- Native name: 鄺廣傑
- Church: Hong Kong Sheng Kung Hui
- Diocese: Diocese of Hong Kong Island
- Installed: 1981
- Term ended: January 2007
- Predecessor: N/A (post created)
- Successor: Paul Kwong
- Other posts: Archbishop of Hong Kong Bishop Emeritus of Hong Kong Island Bishop of Hong Kong Island Bishop of Hong Kong and Macao

Personal details
- Born: February 28, 1936 (age 90) British Hong Kong
- Denomination: Anglicanism
- Education: Bexley Hall Kenyon College Chung Chi College

= Peter Kwong (bishop) =

Hong Kong primate (born 1936)

Peter Kwong Kong-kit (born 28 February 1936) is a Hong Kong Anglican prelate who was the first Primate of the Hong Kong Sheng Kung Hui (i.e. the Anglican Church), Archbishop of Hong Kong and Bishop of the Diocese of Hong Kong Island following the establishment of the Anglican Communion's Province of Hong Kong after the Handover. He was the first Chinese bishop of the diocese of Hong Kong and Macao.

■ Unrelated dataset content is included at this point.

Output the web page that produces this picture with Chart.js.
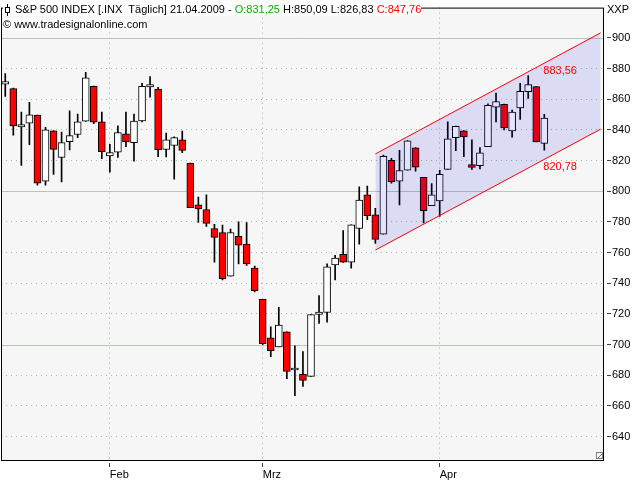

Kwong was the chaplain of Chung Chi College and lectured at the Chinese University of Hong Kong until he was appointed diocesan secretary in 1979. In 1981 he became the bishop of Hong Kong and Macao; he was consecrated a bishop on 25 March 1981 at St John's Cathedral (Hong Kong); his diocese was split in order to create the new church Province of Hong Kong, and the portion he retained became the Diocese of Hong Kong Island (and he the Bishop of Hong Kong Island). Kwong was installed at the same Cathedral as the first Chinese archbishop of the Anglican Church on 25 October 1998.

His contributions to the community of Hong Kong are wide and varied. He participated in the discussions leading up to the reunification of Hong Kong with the Mainland through the Consultative Committee for the Basic Law, the Preparatory Committee for the SAR and the Selection Committee (an electoral college created by the Preparatory Committee). He was Advisor on Hong Kong Affairs between 1992 and 1997. After the Handover he became a member of the Chinese People's Political Consultative Conference.

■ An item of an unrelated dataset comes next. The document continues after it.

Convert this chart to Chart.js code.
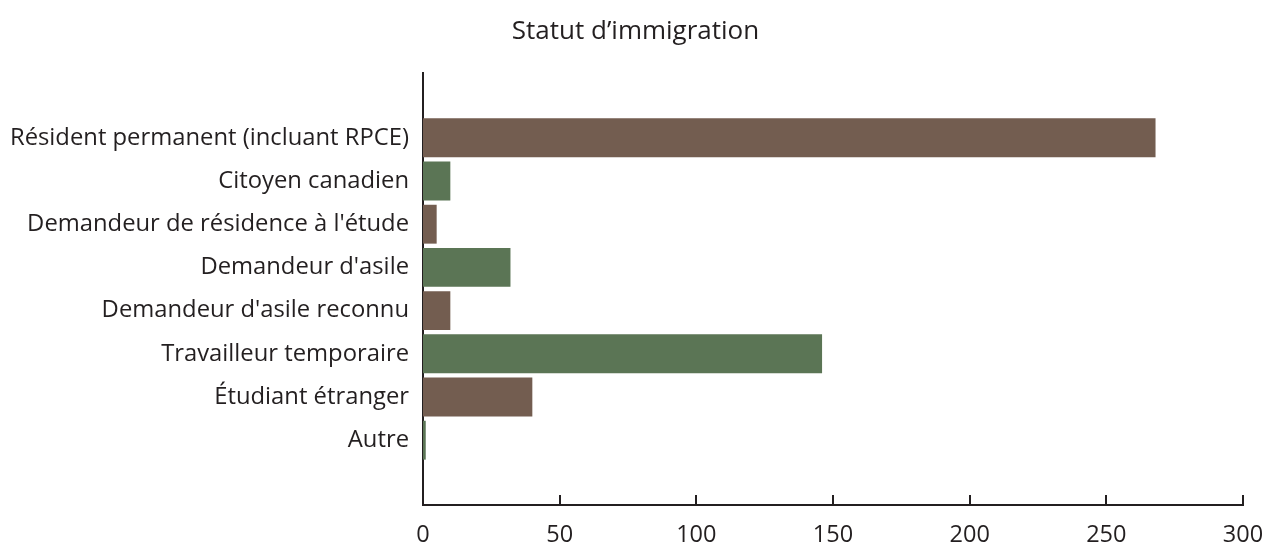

Following his retirement in January 2007, he has become the Archbishop Emeritus of Hong Kong Sheng Kung Hui and the Bishop Emeritus of the Diocese of Hong Kong Island.

He is advisor to the Amity Foundation of China, vice-president of the Church Missionary Society and patron of the Comfort Care Concern Group, an organisation for the terminally ill. He has been awarded the degree Doctor of Divinity honoris causa by Kenyon College, Bexley Hall and, in 2000, the University of Hong Kong.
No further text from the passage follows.